Один из аспектов этого явления – двуязычие глухих. Так, если группа глухих – будь то в университете Галлоде или в другом месте – общается между собой на языке жестов, то она сразу переходит на транслитерированный жестовый язык, когда к ним присоединяется слышащий, но немедленно снова переходит на американский язык жестов, как только слышащий уходит. Глухие считают язык жестов своей интимной, глубоко личной собственностью, которую надо всеми силами защищать от чужих глаз. Барбара Канапель даже считает, что если все мы выучим язык жестов, то это разрушит мир глухих:
«Американский язык жестов выполняет объединяющую функцию, так как сплачивает глухих людей. Но язык жестов одновременно отделяет глухих людей от мира слышащих. Эти две функции заставляют смотреть на одну и ту же реальность с двух точек зрения – изнутри группы и извне. Этот сепаратизм защищает глухих. Например, мы можем говорить о чем угодно в присутствии массы слышащих, которые, как мы считаем, нас не понимают.
Очень важно понимать, что язык жестов – это единственное достояние, которое целиком и полностью принадлежит нам. Этот язык возник и развился в сообществе глухих. Наверное, мы просто боимся разделить наш язык со слышащими.
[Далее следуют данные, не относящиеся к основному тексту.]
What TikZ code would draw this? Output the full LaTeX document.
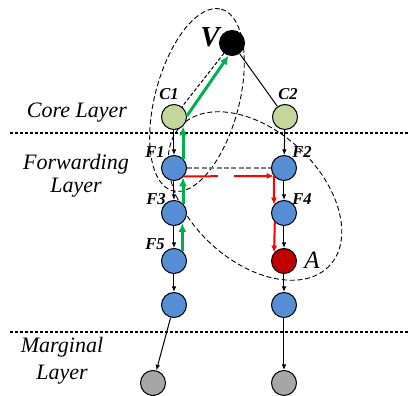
\documentclass[tikz,border=0pt]{standalone}
\usepackage{fontspec}
\setmainfont{Liberation Serif}
\usetikzlibrary{arrows.meta}
\definecolor{cgreen}{HTML}{C3D69B}
\definecolor{fblue}{HTML}{558ED5}
\definecolor{ared}{HTML}{C00000}
\definecolor{mgray}{HTML}{A6A6A6}
\definecolor{pgreen}{HTML}{00B050}
\definecolor{dgray}{HTML}{808080}
\begin{document}
\begin{tikzpicture}[x=0.5pt,y=-0.5pt,
  nd/.style={circle,draw=black,line width=0.5pt,minimum size=12.5pt,inner sep=0pt},
  cnode/.style={nd,fill=cgreen},
  fnode/.style={nd,fill=fblue},
  anode/.style={nd,fill=ared},
  mnode/.style={nd,fill=mgray},
  vnode/.style={nd,fill=black},
  lbl/.style={font=\fontsize{8.3}{9}\selectfont\bfseries\itshape,inner sep=0pt},
  biglbl/.style={font=\fontsize{#1}{#1}\selectfont\itshape,inner sep=0pt},
  layer/.style={font=\fontsize{11}{#1}\selectfont\itshape,align=center,inner sep=0pt},
  sepline/.style={line width=1pt,dash pattern=on 1.6pt off 0.9pt},
  grp/.style={line width=0.45pt,dash pattern=on 2.5pt off 1.4pt},
  link/.style={line width=0.5pt,-{Latex[length=2.8pt,width=2.3pt]}},
  plainlink/.style={line width=0.5pt},
  dashlink/.style={line width=0.5pt,dash pattern=on 1.8pt off 1pt},
  gpath/.style={draw=pgreen,line width=1.5pt,-{Latex[length=4.5pt,width=4pt]}},
  rpath/.style={draw=red,line width=1pt,-{Latex[length=3.5pt,width=3pt]}},
  gdash/.style={draw=dgray,line width=1pt,dash pattern=on 2.5pt off 1.2pt}
]
\useasboundingbox (0,0) rectangle (409,396);

% groups
\draw[grp, rotate around={75:(197,100)}] (197,100) ellipse (94 and 42);
\draw[grp, rotate around={-43:(255,196)}] (255,196) ellipse (102 and 65);

% layer separators
\coordinate (s1a) at (10,133);
\coordinate (s1b) at (409,133);
\coordinate (s2a) at (10,332);
\coordinate (s2b) at (409,332);
\draw[sepline] (s1a) -- (s1b);
\draw[sepline] (s2a) -- (s2b);

% nodes
\node[vnode] (V) at (232,43) {};
\node[cnode] (C1) at (174,117) {};
\node[cnode] (C2) at (285,117) {};
\node[fnode] (F1) at (174,168) {};
\node[fnode] (F2) at (284,168) {};
\node[fnode] (F3) at (174,213) {};
\node[fnode] (F4) at (284,213) {};
\node[fnode] (F5) at (174,261) {};
\node[anode] (A) at (284,261) {};
\node[fnode] (B1) at (174,305) {};
\node[fnode] (B2) at (284,305) {};
\node[mnode] (M1) at (153,383) {};
\node[mnode] (M2) at (284,383) {};

% black links
\draw[dashlink] (V) -- (C1);
\draw[plainlink] (V) -- (C2);
\draw[link] (C1) -- (F1);
\draw[link] (C2) -- (F2);
\draw[link] (F1) -- (F3);
\draw[link] (F3) -- (F5);
\draw[link] (F5) -- (B1);
\draw[link] (B1) -- (M1);
\draw[link] (F2) -- (F4);
\draw[link] (F4) -- (A);
\draw[link] (A) -- (B2);
\draw[link] (B2) -- (M2);

% gray dashed
\draw[gdash] (F1.east) -- (F2.west);

% green path
\draw[gpath] (F5.50) -- (F3.-50);
\draw[gpath] (F3.46) -- (F1.-46);
\draw[gpath] (F1.46) -- (C1.-46);
\draw[gpath] (C1.5) -- (V.255);

% red path
\draw[rpath,dash pattern=on 17pt off 8pt on 60pt off 1pt] (F1.-40) -- (F2.218);
\draw[rpath] (F2.218) -- (F4.140);
\draw[rpath] (F4.225) -- (A.140);

% labels
\node[biglbl=14.5] (lV) at (210,37) {\bfseries V};
\node[biglbl=12.5] (lA) at (312,260) {A};
\node[lbl] (lC1) at (169,94) {C1};
\node[lbl] (lC2) at (288,94) {C2};
\node[lbl] (lF1) at (155,152) {F1};
\node[lbl] (lF2) at (302,152) {F2};
\node[lbl] (lF3) at (156,199) {F3};
\node[lbl] (lF4) at (302,199) {F4};
\node[lbl] (lF5) at (155,244) {F5};

\node[layer=13] (core) at (77,113) {Core Layer};
\node[layer=11.5] (fwd) at (76,176) {Forwarding\\Layer};
\node[layer=13.5] (marg) at (62,361) {Marginal\\Layer};
\end{tikzpicture}
\end{document}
Наверное, идентичность глухого народа исчезнет, как только слышащий народ выучит язык жестов» (Канапель, 1980, с. 112).
Однако под этой безмятежной поверхностью постепенно накапливались недовольство и брожение в умах, которые до поры не могли вырваться наружу. Напряженность возникла в отношениях между профессорско-преподавательским составом и администрацией. Профессора и преподаватели в большинстве своем владеют языком жестов, а часть преподавателей – глухие. Профессора и преподаватели в определенной мере имеют возможность общаться со студентами, вхожи в их мир и знают их настроения; но администрация (как мне говорили) представляла собой отчужденный от студентов и преподавателей орган, управлявший учебным заведением, как корпорацией, проявляя определенное «великодушие» и покровительство в отношении «увечных» глухих, но не считавший их культурным сообществом. Студенты и преподаватели, с которыми я разговаривал, опасались, что администрация постарается еще больше сократить долю глухих преподавателей и ограничить употребление языка жестов [119] .
119
Даже те из слышащих преподавателей, кто владеет языком жестов, старались по большей части пользоваться жестовой транслитерацией английского языка, а не американским языком жестов. За исключением математического факультета, где большинство преподавателей – глухие, большинство составляют слышащие преподаватели и профессора. Во времена Эдварда Галлоде все было по-другому: профессорско-преподавательский состав в большинстве своем состоял из глухих. К сожалению, тенденция, сложившаяся в университете Галлоде, типична для современной ситуации в образовании глухих. Очень редко глухие учителя учат глухих. Преподавание ведется не на языке жестов, так как большинство слышащих преподавателей либо его не знают, либо не желают им пользоваться.